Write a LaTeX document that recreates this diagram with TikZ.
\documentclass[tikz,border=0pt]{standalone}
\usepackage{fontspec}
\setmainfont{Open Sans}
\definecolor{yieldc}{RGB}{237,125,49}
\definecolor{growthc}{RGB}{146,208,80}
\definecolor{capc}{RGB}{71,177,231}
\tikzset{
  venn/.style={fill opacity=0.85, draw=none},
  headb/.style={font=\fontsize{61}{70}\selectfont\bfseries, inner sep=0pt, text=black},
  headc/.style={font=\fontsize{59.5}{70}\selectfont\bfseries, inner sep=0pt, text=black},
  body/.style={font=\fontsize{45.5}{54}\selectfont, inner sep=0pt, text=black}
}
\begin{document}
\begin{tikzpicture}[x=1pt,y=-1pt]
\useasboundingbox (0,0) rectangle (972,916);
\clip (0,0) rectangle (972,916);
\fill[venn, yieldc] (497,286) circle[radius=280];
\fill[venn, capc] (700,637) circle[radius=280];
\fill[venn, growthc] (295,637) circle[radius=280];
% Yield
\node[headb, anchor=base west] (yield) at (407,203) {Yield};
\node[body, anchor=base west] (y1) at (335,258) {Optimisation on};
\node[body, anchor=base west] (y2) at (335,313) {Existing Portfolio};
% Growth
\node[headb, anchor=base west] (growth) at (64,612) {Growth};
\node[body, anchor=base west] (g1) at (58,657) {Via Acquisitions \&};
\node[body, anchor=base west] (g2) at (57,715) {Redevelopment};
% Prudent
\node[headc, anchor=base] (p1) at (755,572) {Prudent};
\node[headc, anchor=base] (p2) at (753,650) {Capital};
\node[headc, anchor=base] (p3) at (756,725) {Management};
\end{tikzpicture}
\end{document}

━━━━━━

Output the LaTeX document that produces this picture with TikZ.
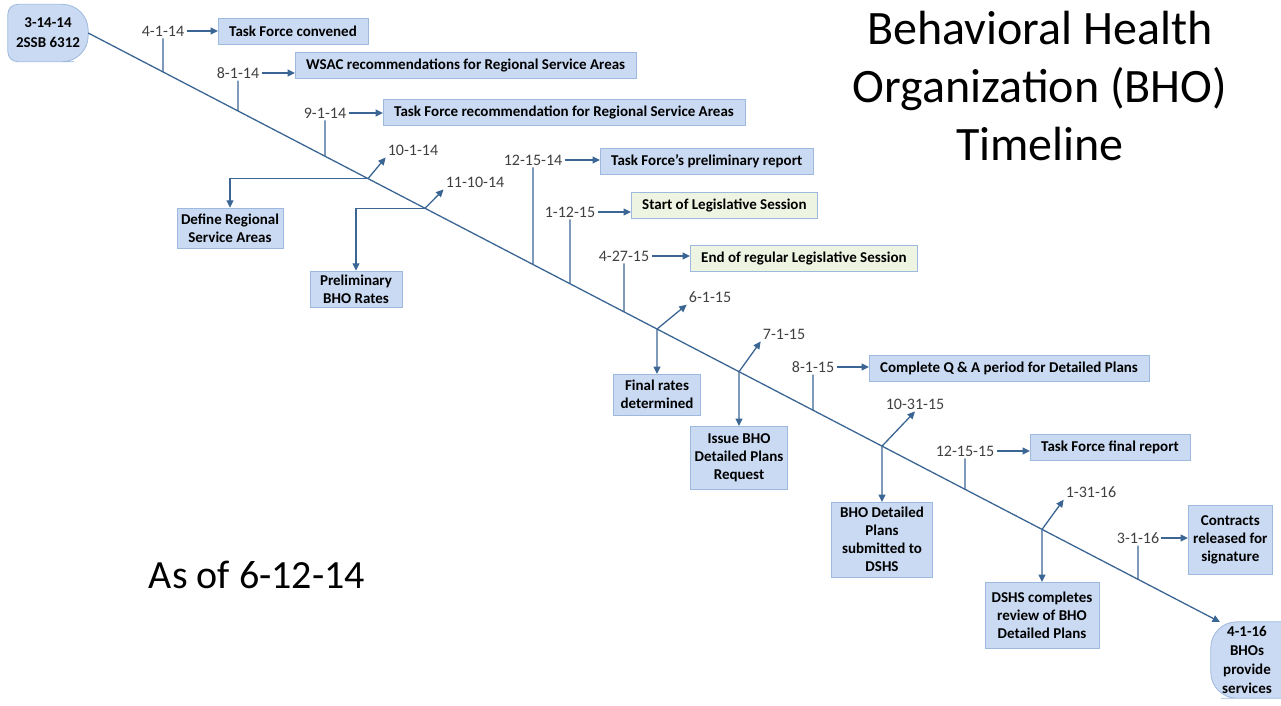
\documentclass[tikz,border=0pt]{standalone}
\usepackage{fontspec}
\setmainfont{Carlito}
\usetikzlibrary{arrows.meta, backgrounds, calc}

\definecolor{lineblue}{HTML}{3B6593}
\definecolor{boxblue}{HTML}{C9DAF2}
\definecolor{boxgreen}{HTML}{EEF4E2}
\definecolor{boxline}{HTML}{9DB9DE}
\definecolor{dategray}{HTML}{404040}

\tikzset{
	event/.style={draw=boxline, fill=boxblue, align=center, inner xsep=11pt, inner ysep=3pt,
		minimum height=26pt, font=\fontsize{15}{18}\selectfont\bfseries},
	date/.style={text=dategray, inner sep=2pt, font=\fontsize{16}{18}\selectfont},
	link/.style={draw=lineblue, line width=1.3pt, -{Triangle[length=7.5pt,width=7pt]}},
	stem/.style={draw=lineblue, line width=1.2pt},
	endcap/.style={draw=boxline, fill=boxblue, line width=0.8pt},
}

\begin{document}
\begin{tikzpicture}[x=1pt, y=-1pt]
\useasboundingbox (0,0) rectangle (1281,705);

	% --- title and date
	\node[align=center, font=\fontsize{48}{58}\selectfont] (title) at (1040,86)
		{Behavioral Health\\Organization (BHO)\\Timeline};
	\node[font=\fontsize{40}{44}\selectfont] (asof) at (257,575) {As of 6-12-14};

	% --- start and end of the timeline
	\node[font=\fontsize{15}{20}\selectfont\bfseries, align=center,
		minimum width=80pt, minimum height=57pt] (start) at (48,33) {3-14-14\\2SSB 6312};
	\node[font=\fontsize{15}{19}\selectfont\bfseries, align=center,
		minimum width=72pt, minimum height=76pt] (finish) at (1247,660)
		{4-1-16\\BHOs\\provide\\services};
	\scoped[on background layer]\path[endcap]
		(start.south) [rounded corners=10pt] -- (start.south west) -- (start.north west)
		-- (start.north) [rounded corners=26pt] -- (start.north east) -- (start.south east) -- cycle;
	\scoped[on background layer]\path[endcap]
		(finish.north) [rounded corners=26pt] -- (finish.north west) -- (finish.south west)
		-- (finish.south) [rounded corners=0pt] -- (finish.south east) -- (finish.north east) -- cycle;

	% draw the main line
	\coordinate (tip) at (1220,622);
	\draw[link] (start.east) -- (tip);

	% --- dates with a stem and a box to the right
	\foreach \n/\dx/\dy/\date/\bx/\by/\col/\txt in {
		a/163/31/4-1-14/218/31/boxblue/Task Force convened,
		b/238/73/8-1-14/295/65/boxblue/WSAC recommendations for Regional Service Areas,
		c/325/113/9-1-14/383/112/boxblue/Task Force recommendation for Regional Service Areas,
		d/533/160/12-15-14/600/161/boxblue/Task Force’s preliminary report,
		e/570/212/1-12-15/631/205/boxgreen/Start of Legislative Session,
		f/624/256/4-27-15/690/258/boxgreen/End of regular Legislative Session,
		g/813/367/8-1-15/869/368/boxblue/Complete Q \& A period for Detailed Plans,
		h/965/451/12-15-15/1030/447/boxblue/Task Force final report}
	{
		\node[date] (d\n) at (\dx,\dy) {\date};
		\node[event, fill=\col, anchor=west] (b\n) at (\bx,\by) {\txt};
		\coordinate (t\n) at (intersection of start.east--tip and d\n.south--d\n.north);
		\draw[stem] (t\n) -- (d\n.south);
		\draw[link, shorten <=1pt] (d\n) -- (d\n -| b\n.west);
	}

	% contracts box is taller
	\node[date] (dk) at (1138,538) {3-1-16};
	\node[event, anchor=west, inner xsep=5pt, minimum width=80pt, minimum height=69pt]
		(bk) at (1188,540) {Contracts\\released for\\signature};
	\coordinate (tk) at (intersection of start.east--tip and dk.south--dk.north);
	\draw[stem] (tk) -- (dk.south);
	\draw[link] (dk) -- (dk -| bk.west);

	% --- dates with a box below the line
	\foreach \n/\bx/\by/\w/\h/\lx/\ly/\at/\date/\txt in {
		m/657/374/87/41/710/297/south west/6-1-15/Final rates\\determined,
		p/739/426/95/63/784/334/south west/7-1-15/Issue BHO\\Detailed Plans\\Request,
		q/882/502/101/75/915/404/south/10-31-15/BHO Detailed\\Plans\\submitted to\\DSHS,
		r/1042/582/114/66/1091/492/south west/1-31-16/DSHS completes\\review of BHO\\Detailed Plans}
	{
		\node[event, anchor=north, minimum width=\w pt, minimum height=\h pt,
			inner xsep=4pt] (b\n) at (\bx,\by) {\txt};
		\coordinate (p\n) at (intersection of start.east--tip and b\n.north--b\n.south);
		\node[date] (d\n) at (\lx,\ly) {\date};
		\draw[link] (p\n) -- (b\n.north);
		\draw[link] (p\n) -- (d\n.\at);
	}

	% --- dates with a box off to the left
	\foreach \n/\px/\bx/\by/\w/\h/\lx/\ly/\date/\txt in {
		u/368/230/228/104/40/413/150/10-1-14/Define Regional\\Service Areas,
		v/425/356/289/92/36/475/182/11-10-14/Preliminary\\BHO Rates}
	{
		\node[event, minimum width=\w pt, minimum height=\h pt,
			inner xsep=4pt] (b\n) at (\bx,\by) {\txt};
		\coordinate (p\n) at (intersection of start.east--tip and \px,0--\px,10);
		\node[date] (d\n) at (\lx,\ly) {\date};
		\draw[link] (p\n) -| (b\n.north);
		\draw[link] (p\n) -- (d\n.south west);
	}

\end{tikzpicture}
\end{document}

━━━━━━

* _PROBLEM STATEMENT_
Quote word for word only the lines above from the one containing "Output the LaTeX" through the one containing "(0,0) rectangle (1281,705);". Pictures stay out of your copy.

* _ANSWER TO THE PROBLEM_
Output the LaTeX document that produces this picture with TikZ.
\documentclass[tikz,border=0pt]{standalone}
\usepackage{fontspec}
\setmainfont{Carlito}
\usetikzlibrary{arrows.meta, backgrounds, calc}

\definecolor{lineblue}{HTML}{3B6593}
\definecolor{boxblue}{HTML}{C9DAF2}
\definecolor{boxgreen}{HTML}{EEF4E2}
\definecolor{boxline}{HTML}{9DB9DE}
\definecolor{dategray}{HTML}{404040}

\tikzset{
	event/.style={draw=boxline, fill=boxblue, align=center, inner xsep=11pt, inner ysep=3pt,
		minimum height=26pt, font=\fontsize{15}{18}\selectfont\bfseries},
	date/.style={text=dategray, inner sep=2pt, font=\fontsize{16}{18}\selectfont},
	link/.style={draw=lineblue, line width=1.3pt, -{Triangle[length=7.5pt,width=7pt]}},
	stem/.style={draw=lineblue, line width=1.2pt},
	endcap/.style={draw=boxline, fill=boxblue, line width=0.8pt},
}

\begin{document}
\begin{tikzpicture}[x=1pt, y=-1pt]
\useasboundingbox (0,0) rectangle (1281,705);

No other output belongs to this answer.